Directions =>
Set down the data below without change, skipping the pictures it holds.

Raw data =>
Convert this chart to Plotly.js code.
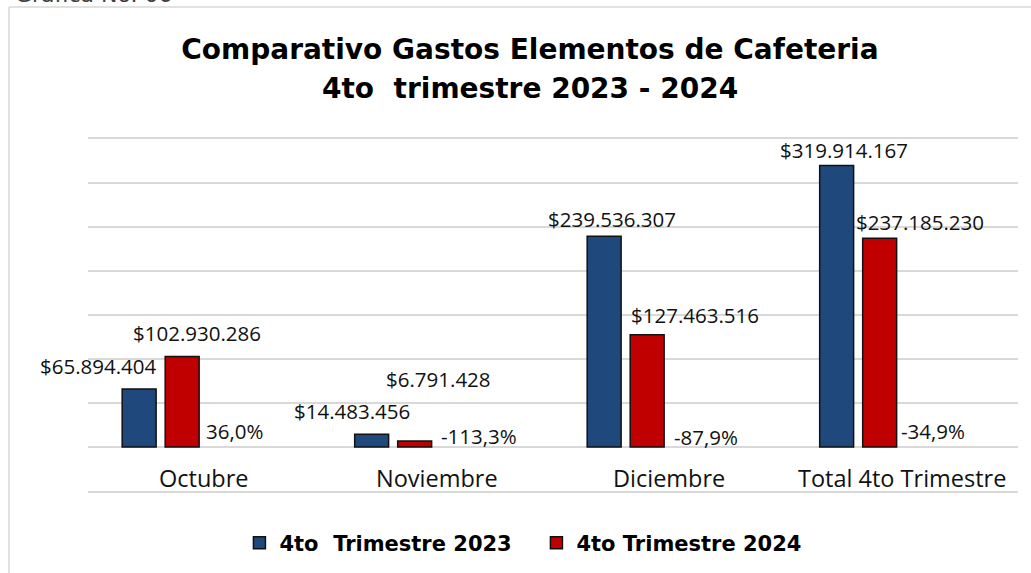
<!DOCTYPE html>
<html><head><meta charset="utf-8">
<script src="https://cdn.plot.ly/plotly-3.0.1.min.js"></script>
<style>html,body{margin:0;padding:0;background:#fff;overflow:hidden;} #chart{width:1031px;height:573px;}</style>
</head><body><div id="chart"></div>
<script>
// ---- data ----
const categories = ['Octubre', 'Noviembre', 'Diciembre', 'Total 4to Trimestre'];
const values2023 = [65894404, 14483456, 239536307, 319914167];
const values2024 = [102930286, 6791428, 127463516, 237185230];
const variationPct = [36.0, -113.3, -87.9, -34.9];
const seriesNames = ['4to\u00a0 Trimestre 2023', '4to Trimestre 2024'];
const titleLines = ['Comparativo Gastos Elementos de Cafeteria', '4to\u00a0 trimestre 2023 - 2024'];
const caption = 'Grafica No. 06';

// ---- formatting helpers ----
function money(v){ return '$' + String(v).replace(/\B(?=(\d{3})+(?!\d))/g, '.'); }
function pct(v){ return v.toFixed(1).replace('.', ',') + '%'; }

// ---- style / label placement (pixels relative to category centre / bar top) ----
const BLUE = '#1f497d', RED = '#c00000', GRID = '#d9d9d9';
const labelFont = {family: 'Open Sans, sans-serif', size: 20.5, color: '#111'};
const titleFont = {family: 'DejaVu Sans, sans-serif', size: 28, color: '#000'};
const shift2023 = [[-106, 23], [-85, 23], [-57, 17], [-58, 15]];
const shift2024 = [[-7, 23], [2, 62], [26, 20], [18, 16]];
const shiftPct = [[30, 16], [42, 11], [37, 10], [31, 16]];

const traces = [
  {type: 'bar', name: seriesNames[0], x: categories, y: values2023,
   width: 0.146, offset: -0.353,
   marker: {color: BLUE, line: {color: '#111', width: 1.5}}, hoverinfo: 'y'},
  {type: 'bar', name: seriesNames[1], x: categories, y: values2024,
   width: 0.146, offset: -0.168,
   marker: {color: RED, line: {color: '#111', width: 1.5}}, hoverinfo: 'y'}
];

const annotations = [];
categories.forEach((c, i) => {
  annotations.push({x: c, y: values2023[i], xref: 'x', yref: 'y', text: money(values2023[i]),
    showarrow: false, xanchor: 'center', yanchor: 'middle', xshift: shift2023[i][0], yshift: shift2023[i][1], font: labelFont});
  annotations.push({x: c, y: values2024[i], xref: 'x', yref: 'y', text: money(values2024[i]),
    showarrow: false, xanchor: 'center', yanchor: 'middle', xshift: shift2024[i][0], yshift: shift2024[i][1], font: labelFont});
  annotations.push({x: c, y: 0, xref: 'x', yref: 'y', text: pct(variationPct[i]),
    showarrow: false, xanchor: 'center', yanchor: 'middle', xshift: shiftPct[i][0], yshift: shiftPct[i][1], font: labelFont});
  annotations.push({x: c, y: 0, xref: 'x', yref: 'y', text: c,
    showarrow: false, xanchor: 'center', yanchor: 'middle', yshift: -31,
    font: {family: 'Open Sans, sans-serif', size: 23.5, color: '#111'}});
});
// second title line
annotations.push({x: 0.5, y: (491 - 88) / 352, xref: 'paper', yref: 'paper', text: '<b>' + titleLines[1] + '</b>',
  showarrow: false, xanchor: 'center', yanchor: 'middle', xshift: (530 - 553), font: titleFont});
// chart caption, mostly cut off at the top edge as in the reference
annotations.push({x: (13 - 88) / 930, y: (491 + 5) / 352, xref: 'paper', yref: 'paper', text: caption, showarrow: false,
  xanchor: 'left', yanchor: 'middle', font: {family: 'DejaVu Sans, sans-serif', size: 22, color: '#404040'}});

const layout = {
  width: 1031, height: 573,
  margin: {l: 88, r: 13, t: 139, b: 82, pad: 0, autoexpand: false},
  paper_bgcolor: '#fff', plot_bgcolor: '#fff',
  showlegend: true,
  title: {text: '<b>' + titleLines[0] + '</b>',
          x: 0.514, xanchor: 'center', y: 1 - 39 / 573, yanchor: 'top', yref: 'container',
          font: titleFont},
  barmode: 'overlay',
  xaxis: {type: 'category', range: [-0.5, 3.5], showticklabels: false, showgrid: false,
          zeroline: false, showline: true, mirror: true, linecolor: GRID, linewidth: 2, ticks: ''},
  yaxis: {range: [-50e6, 350e6], tick0: 0, dtick: 50e6, showticklabels: false,
          showgrid: true, gridcolor: GRID, gridwidth: 2,
          zeroline: true, zerolinecolor: GRID, zerolinewidth: 2, showline: false, ticks: ''},
  legend: {orientation: 'h', xref: 'container', yref: 'container', x: 0.5203, xanchor: 'center',
           y: (573 - 543) / 573, yanchor: 'middle',
           font: {family: 'DejaVu Sans, sans-serif', size: 21, color: '#000', weight: 'bold'},
           itemwidth: 30, traceorder: 'normal', entrywidth: 252, entrywidthmode: 'pixels'},
  annotations: annotations,
  shapes: [
    {type: 'line', xref: 'paper', yref: 'paper', x0: -79/930, x1: 1.02, y0: (491-7)/352, y1: (491-7)/352,
     line: {color: GRID, width: 1.5}},
    {type: 'line', xref: 'paper', yref: 'paper', x0: -79/930, x1: -79/930, y0: (491-7)/352, y1: -0.3,
     line: {color: GRID, width: 1.5}}
  ]
};

Plotly.newPlot('chart', traces, layout, {displayModeBar: false, staticPlot: true});
</script></body></html>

Final answer =>
Convert this chart to Plotly.js code.
<!DOCTYPE html>
<html><head><meta charset="utf-8">
<script src="https://cdn.plot.ly/plotly-3.0.1.min.js"></script>
<style>html,body{margin:0;padding:0;background:#fff;overflow:hidden;} #chart{width:1031px;height:573px;}</style>
</head><body><div id="chart"></div>
<script>
// ---- data ----
const categories = ['Octubre', 'Noviembre', 'Diciembre', 'Total 4to Trimestre'];
const values2023 = [65894404, 14483456, 239536307, 319914167];
const values2024 = [102930286, 6791428, 127463516, 237185230];
const variationPct = [36.0, -113.3, -87.9, -34.9];
const seriesNames = ['4to\u00a0 Trimestre 2023', '4to Trimestre 2024'];
const titleLines = ['Comparativo Gastos Elementos de Cafeteria', '4to\u00a0 trimestre 2023 - 2024'];
const caption = 'Grafica No. 06';

// ---- formatting helpers ----
function money(v){ return '$' + String(v).replace(/\B(?=(\d{3})+(?!\d))/g, '.'); }
function pct(v){ return v.toFixed(1).replace('.', ',') + '%'; }

// ---- style / label placement (pixels relative to category centre / bar top) ----
const BLUE = '#1f497d', RED = '#c00000', GRID = '#d9d9d9';
const labelFont = {family: 'Open Sans, sans-serif', size: 20.5, color: '#111'};
const titleFont = {family: 'DejaVu Sans, sans-serif', size: 28, color: '#000'};
const shift2023 = [[-106, 23], [-85, 23], [-57, 17], [-58, 15]];
const shift2024 = [[-7, 23], [2, 62], [26, 20], [18, 16]];
const shiftPct = [[30, 16], [42, 11], [37, 10], [31, 16]];

const traces = [
  {type: 'bar', name: seriesNames[0], x: categories, y: values2023,
   width: 0.146, offset: -0.353,
   marker: {color: BLUE, line: {color: '#111', width: 1.5}}, hoverinfo: 'y'},
  {type: 'bar', name: seriesNames[1], x: categories, y: values2024,
   width: 0.146, offset: -0.168,
   marker: {color: RED, line: {color: '#111', width: 1.5}}, hoverinfo: 'y'}
];

const annotations = [];
categories.forEach((c, i) => {
  annotations.push({x: c, y: values2023[i], xref: 'x', yref: 'y', text: money(values2023[i]),
    showarrow: false, xanchor: 'center', yanchor: 'middle', xshift: shift2023[i][0], yshift: shift2023[i][1], font: labelFont});
  annotations.push({x: c, y: values2024[i], xref: 'x', yref: 'y', text: money(values2024[i]),
    showarrow: false, xanchor: 'center', yanchor: 'middle', xshift: shift2024[i][0], yshift: shift2024[i][1], font: labelFont});
  annotations.push({x: c, y: 0, xref: 'x', yref: 'y', text: pct(variationPct[i]),
    showarrow: false, xanchor: 'center', yanchor: 'middle', xshift: shiftPct[i][0], yshift: shiftPct[i][1], font: labelFont});
  annotations.push({x: c, y: 0, xref: 'x', yref: 'y', text: c,
    showarrow: false, xanchor: 'center', yanchor: 'middle', yshift: -31,
    font: {family: 'Open Sans, sans-serif', size: 23.5, color: '#111'}});
});
// second title line
annotations.push({x: 0.5, y: (491 - 88) / 352, xref: 'paper', yref: 'paper', text: '<b>' + titleLines[1] + '</b>',
  showarrow: false, xanchor: 'center', yanchor: 'middle', xshift: (530 - 553), font: titleFont});
// chart caption, mostly cut off at the top edge as in the reference
annotations.push({x: (13 - 88) / 930, y: (491 + 5) / 352, xref: 'paper', yref: 'paper', text: caption, showarrow: false,
  xanchor: 'left', yanchor: 'middle', font: {family: 'DejaVu Sans, sans-serif', size: 22, color: '#404040'}});

const layout = {
  width: 1031, height: 573,
  margin: {l: 88, r: 13, t: 139, b: 82, pad: 0, autoexpand: false},
  paper_bgcolor: '#fff', plot_bgcolor: '#fff',
  showlegend: true,
  title: {text: '<b>' + titleLines[0] + '</b>',
          x: 0.514, xanchor: 'center', y: 1 - 39 / 573, yanchor: 'top', yref: 'container',
          font: titleFont},
  barmode: 'overlay',
  xaxis: {type: 'category', range: [-0.5, 3.5], showticklabels: false, showgrid: false,
          zeroline: false, showline: true, mirror: true, linecolor: GRID, linewidth: 2, ticks: ''},
  yaxis: {range: [-50e6, 350e6], tick0: 0, dtick: 50e6, showticklabels: false,
          showgrid: true, gridcolor: GRID, gridwidth: 2,
          zeroline: true, zerolinecolor: GRID, zerolinewidth: 2, showline: false, ticks: ''},
  legend: {orientation: 'h', xref: 'container', yref: 'container', x: 0.5203, xanchor: 'center',
           y: (573 - 543) / 573, yanchor: 'middle',
           font: {family: 'DejaVu Sans, sans-serif', size: 21, color: '#000', weight: 'bold'},
           itemwidth: 30, traceorder: 'normal', entrywidth: 252, entrywidthmode: 'pixels'},
  annotations: annotations,
  shapes: [
    {type: 'line', xref: 'paper', yref: 'paper', x0: -79/930, x1: 1.02, y0: (491-7)/352, y1: (491-7)/352,
     line: {color: GRID, width: 1.5}},
    {type: 'line', xref: 'paper', yref: 'paper', x0: -79/930, x1: -79/930, y0: (491-7)/352, y1: -0.3,
     line: {color: GRID, width: 1.5}}
  ]
};

Plotly.newPlot('chart', traces, layout, {displayModeBar: false, staticPlot: true});
</script></body></html>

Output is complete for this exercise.